Aim:
Exclude images, then output the remaining data verbatim.

Source data:
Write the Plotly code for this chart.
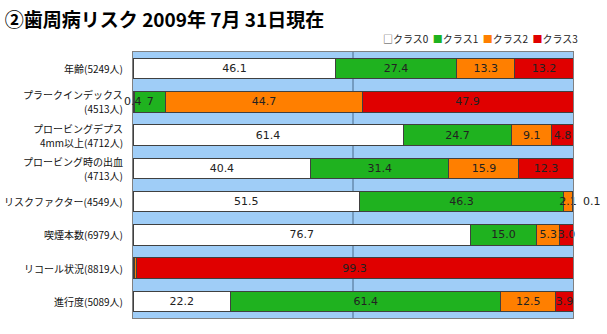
import plotly.graph_objects as go

# Risk categories (top to bottom) with respondent counts
categories = [
    "年齢(5249人)",
    "プラークインデックス<br>(4513人)",
    "プロービングデプス<br>4mm以上(4712人)",
    "プロービング時の出血<br>(4713人)",
    "リスクファクター(4549人)",
    "喫煙本数(6979人)",
    "リコール状況(8819人)",
    "進行度(5089人)",
]

# Share (%) of each risk class per category
class0 = [46.1, 0.4, 61.4, 40.4, 51.5, 76.7, 0.2, 22.2]
class1 = [27.4, 7, 24.7, 31.4, 46.3, 15.0, 0.2, 61.4]
class2 = [13.3, 44.7, 9.1, 15.9, 2.1, 5.3, 0.3, 12.5]
class3 = [13.2, 47.9, 4.8, 12.3, 0.1, 3.0, 99.3, 3.9]

series_names = ["クラス0", "クラス1", "クラス2", "クラス3"]
series_values = [class0, class1, class2, class3]
series_colors = ["#ffffff", "#1fb21f", "#ff7f00", "#e00000"]
legend_marks = ["□", "■", "■", "■"]

W, H = 607, 334
ML, MR, MT, MB = 133, 34, 52, 16
PLOT_W = W - ML - MR
PLOT_H = H - MT - MB

# Segments too thin to hold their label get it placed beside the bar instead
SMALL = 1.0
LABEL_FONT = dict(size=11, color="#222222", family="DejaVu Sans")
CAT_FONT = dict(size=10, color="#111111", family="Noto Sans CJK JP")
CAT_LINE = 14  # line pitch of the category labels, px

fig = go.Figure()
for name, vals, color in zip(series_names, series_values, series_colors):
    texts = [str(v) if v >= SMALL else "" for v in vals]
    fig.add_trace(go.Bar(
        name=name,
        y=categories,
        x=vals,
        orientation="h",
        marker=dict(color=color, line=dict(color="#404040", width=1)),
        text=texts,
        textposition="inside",
        insidetextanchor="middle",
        textangle=0,
        textfont=LABEL_FONT,
        cliponaxis=False,
        showlegend=False,
    ))

annotations = [
    # labels for thin segments: class 0 of plaque index, class 3 of risk factor
    dict(x=0, y=categories[1], text=str(class0[1]), xref="x", yref="y",
         showarrow=False, xanchor="center", font=LABEL_FONT),
    dict(x=100, y=categories[4], text=str(class3[4]), xref="x", yref="y",
         showarrow=False, xanchor="left", xshift=8, font=LABEL_FONT),
]

# Category labels, right-aligned beside the plot area, one annotation per line
for cat in categories:
    lines = cat.split("<br>")
    n = len(lines)
    for i, line in enumerate(lines):
        annotations.append(dict(
            x=0, y=cat, xref="paper", yref="y", text=line, showarrow=False,
            xanchor="right", yanchor="middle", xshift=-9,
            yshift=((n - 1) / 2 - i) * CAT_LINE, borderpad=0,
            font=CAT_FONT,
        ))

# Compact legend line above the top-right corner of the plot
legend_text = "  ".join(
    f"<span style='color:{'#404040' if c == '#ffffff' else c}'>{m}</span>{n}"
    for m, n, c in zip(legend_marks, series_names, series_colors)
)
annotations.append(dict(
    x=(580 - ML) / PLOT_W, y=(H - MB - 38) / PLOT_H, xref="paper", yref="paper",
    text=legend_text, showarrow=False, xanchor="right", yanchor="middle",
    font=dict(size=10, color="#222222", family="Noto Sans CJK JP"),
))

fig.update_layout(
    width=W,
    height=H,
    barmode="stack",
    bargap=0.38,
    paper_bgcolor="#ffffff",
    plot_bgcolor="#9fcdf7",
    margin=dict(l=ML, r=MR, t=MT, b=MB),
    uniformtext=dict(minsize=11, mode="show"),
    showlegend=False,
    title=dict(
        text="<b>②歯周病リスク 2009年 7月 31日現在</b>",
        x=0.008, xref="container", xanchor="left",
        y=1 - 20 / H, yref="container", yanchor="middle",
        font=dict(size=19, color="#000000", family="Noto Sans CJK JP"),
    ),
    xaxis=dict(
        range=[0, 100],
        showticklabels=False,
        ticks="",
        showgrid=False,
        zeroline=False,
        showline=True,
        linecolor="#808080",
        mirror=True,
        fixedrange=True,
        automargin=False,
    ),
    yaxis=dict(
        autorange="reversed",
        showgrid=False,
        showline=True,
        linecolor="#808080",
        mirror=True,
        ticks="",
        showticklabels=False,
        automargin=False,
    ),
    annotations=annotations,
    shapes=[
        dict(type="line", xref="x", yref="paper", x0=50, x1=50, y0=0, y1=1,
             line=dict(color="#4a6a8a", width=1), layer="below"),
    ],
)

fig.write_html("out.html")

Task output:
Write the Plotly code for this chart.
import plotly.graph_objects as go

# Risk categories (top to bottom) with respondent counts
categories = [
    "年齢(5249人)",
    "プラークインデックス<br>(4513人)",
    "プロービングデプス<br>4mm以上(4712人)",
    "プロービング時の出血<br>(4713人)",
    "リスクファクター(4549人)",
    "喫煙本数(6979人)",
    "リコール状況(8819人)",
    "進行度(5089人)",
]

# Share (%) of each risk class per category
class0 = [46.1, 0.4, 61.4, 40.4, 51.5, 76.7, 0.2, 22.2]
class1 = [27.4, 7, 24.7, 31.4, 46.3, 15.0, 0.2, 61.4]
class2 = [13.3, 44.7, 9.1, 15.9, 2.1, 5.3, 0.3, 12.5]
class3 = [13.2, 47.9, 4.8, 12.3, 0.1, 3.0, 99.3, 3.9]

series_names = ["クラス0", "クラス1", "クラス2", "クラス3"]
series_values = [class0, class1, class2, class3]
series_colors = ["#ffffff", "#1fb21f", "#ff7f00", "#e00000"]
legend_marks = ["□", "■", "■", "■"]

W, H = 607, 334
ML, MR, MT, MB = 133, 34, 52, 16
PLOT_W = W - ML - MR
PLOT_H = H - MT - MB

# Segments too thin to hold their label get it placed beside the bar instead
SMALL = 1.0
LABEL_FONT = dict(size=11, color="#222222", family="DejaVu Sans")
CAT_FONT = dict(size=10, color="#111111", family="Noto Sans CJK JP")
CAT_LINE = 14  # line pitch of the category labels, px

fig = go.Figure()
for name, vals, color in zip(series_names, series_values, series_colors):
    texts = [str(v) if v >= SMALL else "" for v in vals]
    fig.add_trace(go.Bar(
        name=name,
        y=categories,
        x=vals,
        orientation="h",
        marker=dict(color=color, line=dict(color="#404040", width=1)),
        text=texts,
        textposition="inside",
        insidetextanchor="middle",
        textangle=0,
        textfont=LABEL_FONT,
        cliponaxis=False,
        showlegend=False,
    ))

annotations = [
    # labels for thin segments: class 0 of plaque index, class 3 of risk factor
    dict(x=0, y=categories[1], text=str(class0[1]), xref="x", yref="y",
         showarrow=False, xanchor="center", font=LABEL_FONT),
    dict(x=100, y=categories[4], text=str(class3[4]), xref="x", yref="y",
         showarrow=False, xanchor="left", xshift=8, font=LABEL_FONT),
]

# Category labels, right-aligned beside the plot area, one annotation per line
for cat in categories:
    lines = cat.split("<br>")
    n = len(lines)
    for i, line in enumerate(lines):
        annotations.append(dict(
            x=0, y=cat, xref="paper", yref="y", text=line, showarrow=False,
            xanchor="right", yanchor="middle", xshift=-9,
            yshift=((n - 1) / 2 - i) * CAT_LINE, borderpad=0,
            font=CAT_FONT,
        ))

# Compact legend line above the top-right corner of the plot
legend_text = "  ".join(
    f"<span style='color:{'#404040' if c == '#ffffff' else c}'>{m}</span>{n}"
    for m, n, c in zip(legend_marks, series_names, series_colors)
)
annotations.append(dict(
    x=(580 - ML) / PLOT_W, y=(H - MB - 38) / PLOT_H, xref="paper", yref="paper",
    text=legend_text, showarrow=False, xanchor="right", yanchor="middle",
    font=dict(size=10, color="#222222", family="Noto Sans CJK JP"),
))

fig.update_layout(
    width=W,
    height=H,
    barmode="stack",
    bargap=0.38,
    paper_bgcolor="#ffffff",
    plot_bgcolor="#9fcdf7",
    margin=dict(l=ML, r=MR, t=MT, b=MB),
    uniformtext=dict(minsize=11, mode="show"),
    showlegend=False,
    title=dict(
        text="<b>②歯周病リスク 2009年 7月 31日現在</b>",
        x=0.008, xref="container", xanchor="left",
        y=1 - 20 / H, yref="container", yanchor="middle",
        font=dict(size=19, color="#000000", family="Noto Sans CJK JP"),
    ),
    xaxis=dict(
        range=[0, 100],
        showticklabels=False,
        ticks="",
        showgrid=False,
        zeroline=False,
        showline=True,
        linecolor="#808080",
        mirror=True,
        fixedrange=True,
        automargin=False,
    ),
    yaxis=dict(
        autorange="reversed",
        showgrid=False,
        showline=True,
        linecolor="#808080",
        mirror=True,
        ticks="",
        showticklabels=False,
        automargin=False,
    ),
    annotations=annotations,
    shapes=[
        dict(type="line", xref="x", yref="paper", x0=50, x1=50, y0=0, y1=1,
             line=dict(color="#4a6a8a", width=1), layer="below"),
    ],
)

fig.write_html("out.html")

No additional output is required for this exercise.